Por muchos años que pasen Mary Poppins genera una extraña mezcla entre pavor y dulzura para las generaciones que crecimos con ella. Una mujer que aparece no se sabe de dónde pero sí como, volando aferrada a un paraguas con mango en forma de cabeza de pájaro que habla y un maxi bolso con la capacidad del océano. Una especie de institutriz, joven, bella y un poco tocada del ala viendo su forma de actuar, como si fu forma de entender la vida -extraterrestre para una sociedad tradicional y cerrada de mollera- fuera normal. Y ahí está el kit de la cuestión: una de las enseñanzas de Mary Poppins radica en que mientras uno crea en lo que hace y viva su forma de ser y hacer como natural, no hay mundo ajeno y externo que pueda contrariarle.
Con Mary Poppins aprendimos a andar con la espalda erguida, a pedir por favor y dar las gracias, a que lo aburrido puede ser interesante y las obligaciones, divertidas. Y comenzamos a apostar por ese concepto desconocido para un niño: actitud ante la vida. Con actitud todo es posible. Podemos pasar los tragos más amargos con una sonrisa -“con un poco de azúcar esas píldoras que os dan pasarán mejor”-.
Los pájaros y el clima pueden jugar en nuestro bando, para cantar al son de nuestros pensamientos o ambientar nuestros estados de ánimo. Podemos recoger la habitación rápido y con coherencia -y quien dice habitación dice poner en orden nuestra cabeza o nuestras vidas-; solo hay que saber dónde queremos colocar cada cosa -y a cada quién-.
Pero también aprendimos que los adultos no son los malos, solo olvidaron ser niños. Que los padres no son solo exigentes con sus hijos, que también lo son con ellos. Y que no lo saben todo, es que también tienen miedo. Aprendimos que los tópicos existen porque las sociedades los alimentan y que mamá es cariñosa y papá es trabajador, pero también que el trabajo de mamá es duro haga lo que haga y que papá también necesita mimos.
Vimos cómo los hermanos que pelean son los mejores aliados, que hay que respetar a los mayores y que de nada sirve decir mentiras, menos todavía cuando más creces. Comenzamos a relacionar el viento y la lluvia intempestiva con los momentos tristes y la noche con las decepciones. El son con los buenos ratos y el viento suave con las nueva oportunidades. Creímos poder volar y arreglar el mundo con un chasquido de dedos. De nuevo todo, absolutamente todo, es cuestión de actitud.

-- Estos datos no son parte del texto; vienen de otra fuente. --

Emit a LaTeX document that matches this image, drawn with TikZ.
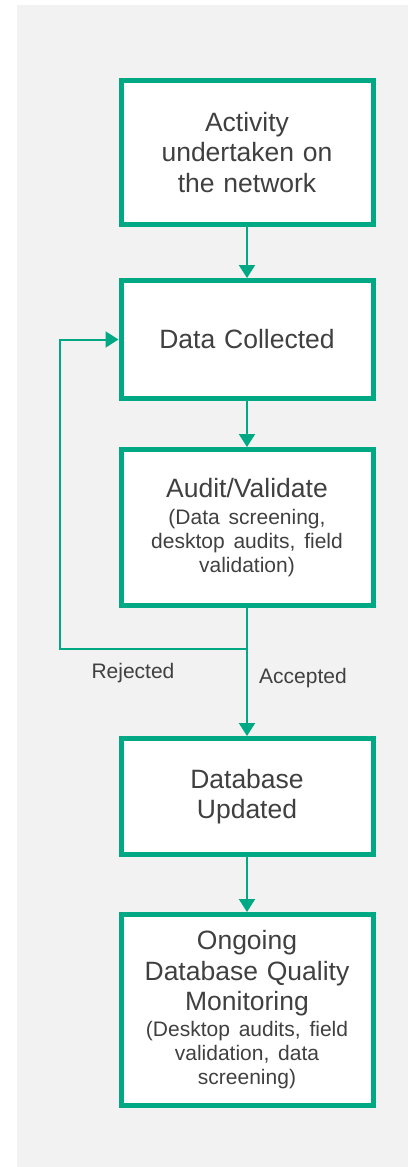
\documentclass[tikz,border=0pt]{standalone}
\usepackage{fontspec}
\setmainfont{Liberation Sans}
\usetikzlibrary{arrows.meta,positioning}
\definecolor{DqGreen}{RGB}{0,169,131}
\definecolor{DqPanel}{RGB}{242,242,242}
\definecolor{DqText}{RGB}{64,64,64}
\newcommand{\dqmain}{\fontsize{26.5}{30.5}\selectfont}
\newcommand{\dqsub}{\fontsize{21}{24}\selectfont}
\tikzset{
  dq/box/.style={
    draw=DqGreen,
    line width=5pt,
    fill=white,
    align=center,
    text=DqText,
    text width=236pt,
    minimum width=252pt,
    inner sep=0pt,
    font=\dqmain
  },
  dq/arrow/.style={-{Triangle[length=13pt,width=16pt]}, line width=2pt, draw=DqGreen},
  dq/line/.style={line width=2pt, draw=DqGreen},
  dq/label/.style={font=\dqsub, text=DqText}
}

\begin{document}
\begin{tikzpicture}[x=1pt,y=-1pt]
  \useasboundingbox (0,0) rectangle (408,1167);
  \fill[DqPanel] (17,5) rectangle (408,1167);

  \node[dq/box,minimum height=144pt] (activity) at (247,152.5) {Activity\\undertaken on\\the network};
  \node[dq/box,minimum height=118pt] (collected) at (247,339.5) {Data Collected};
  \node[dq/box,minimum height=156pt] (audit) at (247,527.5)
    {Audit/Validate\par\vspace{3pt}\dqsub (Data screening,\\desktop audits, field\\validation)\par};
  \node[dq/box,minimum height=116pt] (dbupdated) at (247,796.5) {Database\\Updated};
  \node[dq/box,minimum height=191pt] (monitoring) at (247,1010)
    {Ongoing\\Database Quality\\Monitoring\par\vspace{2pt}\dqsub (Desktop audits, field\\validation, data\\screening)\par};

  \draw[dq/arrow] (activity) -- (collected);
  \draw[dq/arrow] (collected) -- (audit);
  \draw[dq/arrow] (audit) -- (dbupdated);
  \draw[dq/arrow] (dbupdated) -- (monitoring);

  % rejected items go back to collection
  \coordinate (split) at (247,649);
  \coordinate (loopcorner) at (60,649);
  \draw[dq/arrow] (split) -- (loopcorner) |- (collected.west);

  \node[dq/label] (rejected) at (133,673) {Rejected};
  \node[dq/label] (accepted) at (303,678) {Accepted};
\end{tikzpicture}
\end{document}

Y también nos dejamos envolver por la magia, por las tizas de colores que en el suelo fabrican mundos llenos de universos con amigos dispares que te esperan, te siguen y te quieren. ¿Os suena? ¿Pintar en lienzos en blanco, virtuales, únicos, propios, un mundo propio, lleno de los colores, las formas y el contenido que nos identifica? ¿Relacionarse con tantos tienen sentido y encajan en ese espacio, en esa brecha que hemos abierto a base de esfuerzo y disfrute? ¿Crear un lenguaje propio que hable de nosotros?
Mary Poppins encontraba en su bolso lo inimaginable, exactamente aquello que hacía falta -y algunas cosas que no hacían falta, también, la verdad-. Es decir, creaba sus propios recursos y compartía contenidos únicos, sorprendiendo a cuanto por su camino se cruzara. Y, lo mejor, sin pretenderlo apenas.
Pues todos tenemos tizas y bolsos, ilusiones y sueños, plataformas y redes, pasiones y aficiones, público y amigos. Todos somos un poco de Mary y un poco de Ppoppins. Y todos tenemos derecho y capacidad para contar en palabras y en números. Todos tenemos la perfecta medida de lo que podemos llegar a ser. Ser influencer es haberlo comprendido y darse la oportunidad de disfrutarlo.